# If $\cos\;\alpha + \cos\;\beta + \cos\;\gamma = 0 = \sin \;\alpha + \sin \;\beta + \sin \;\gamma$, prove that $\cos^{2}\;\alpha + \cos^{2}\;\beta + \cos^{2}\;\gamma = \sin^{2} \alpha + \sin^{2}\beta + \sin^{2}\gamma = \large\frac{3}{2}$.

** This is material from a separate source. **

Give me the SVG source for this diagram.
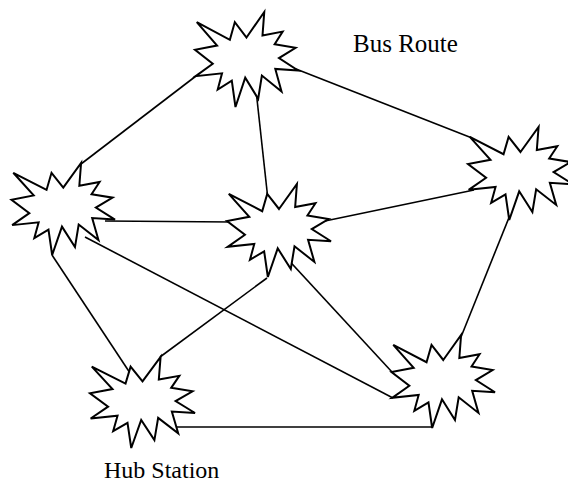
<svg xmlns="http://www.w3.org/2000/svg" xmlns:xlink="http://www.w3.org/1999/xlink" width="568" height="491" viewBox="0 0 568 491">
<style>
.star{fill:#fff;stroke:#000;stroke-width:2;stroke-linejoin:miter;vector-effect:non-scaling-stroke}
.conn line{stroke:#000;stroke-width:1.6;fill:none}
.lbl{font-family:"Liberation Serif","Times New Roman",serif;fill:#000}
</style>
<defs>
<path id="seal" class="star" d="M108,58 L145.22,0 L141.55,53.25 L183.8,44.57 L167.02,73.15 L210.97,81.37 L176.07,104.75 L216,132.9 L168.37,129.42 L181.45,180.95 L140.2,144.57 L132.47,197.37 L105.32,149.35 L84.85,216 L77.15,156.27 L47.62,176.17 L56.67,139.37 L1.35,145.87 L37.22,117.75 L0,86.15 L46.27,76.17 L3.7,22.95 L73.12,63.2 L83.52,22.95 Z"/>
</defs>
<rect width="568" height="491" fill="#fff"/>
<g id="connectors" class="conn">
<line x1="81" y1="164" x2="196" y2="76"/>
<line x1="296" y1="69" x2="472" y2="138"/>
<line x1="256" y1="90" x2="268" y2="200"/>
<line x1="105" y1="221" x2="232" y2="222"/>
<line x1="325" y1="221" x2="474" y2="190"/>
<line x1="510" y1="215" x2="461" y2="337"/>
<line x1="52" y1="255" x2="132" y2="376"/>
<line x1="85" y1="237" x2="393" y2="398"/>
<line x1="270" y1="240" x2="392" y2="372"/>
<line x1="267" y1="278" x2="160" y2="357"/>
<line x1="175" y1="427" x2="432" y2="427"/>
</g>
<g id="node1"><use xlink:href="#seal" transform="translate(195,12) scale(0.4769,0.4398)"/></g>
<g id="node2"><use xlink:href="#seal" transform="translate(11.5,163) scale(0.4792,0.4259)"/></g>
<g id="node3"><use xlink:href="#seal" transform="translate(227,184) scale(0.4815,0.4306)"/></g>
<g id="node4"><use xlink:href="#seal" transform="translate(468,127) scale(0.4861,0.4306)"/></g>
<g id="node5"><use xlink:href="#seal" transform="translate(90,357) scale(0.4861,0.4213)"/></g>
<g id="node6"><use xlink:href="#seal" transform="translate(391.5,335) scale(0.4792,0.4306)"/></g>
<g id="labels">
<text class="lbl" x="353" y="52" font-size="25">Bus Route</text>
<text class="lbl" x="104" y="478" font-size="24">Hub Station</text>
</g>
</svg>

This is the fifth part of the multi-part Q3.

Toolbox:
• From De moivre's theorem we have
• (i) $(\cos\theta+i\sin\theta)^n=\cos n\theta+i\sin n\theta,n\in Q$
• (ii) $(\cos\theta+i\sin\theta)^{-n}=\cos n\theta-i\sin n\theta$
• (iii) $(\cos\theta-i\sin\theta)^n=\cos n\theta-i\sin n\theta$
• (iv) $(\sin \theta+i\cos \theta)^n=[\cos(\large\frac{\pi}{2}$$-\theta)+i\sin(\large\frac{\pi}{2}$$-\theta)]^n=\cos n(\large\frac{\pi}{2}$$-\theta)+i\sin n(\large\frac{\pi}{2}$$-\theta)$
• $e^{i\theta}=\cos\theta+i\sin\theta$
• $e^{-i\theta}=\cos\theta-i\sin\theta$,also written as $\cos\theta$ and $\cos(-\theta)$
Step 1:
Consider $(\cos^2\alpha-\sin^2\alpha)+(\cos^2\beta-\sin^2\beta)+(\cos^2\gamma-\sin^2\gamma)=\cos 2\alpha+\cos 2\beta+\cos 2\gamma=0$
We know that $\cos 2\alpha+\cos 2\beta+\cos 2\gamma=0$
Step 2:
Now $\cos^2\alpha+\cos^2\beta+\cos^2\gamma+\sin^2\alpha+\sin^2\beta+\sin^2\gamma=(\cos^2\alpha+\sin^2\alpha)+(\cos^2\beta+\sin^2\beta)+(\cos^2\gamma+\sin^2\gamma)=3$
Therefore $\cos^2\alpha+\cos^2\beta+\cos^2\gamma=\sin^2\alpha+\sin^2\beta+\sin^2\gamma=\large\frac{3}{2}$
Hence proved.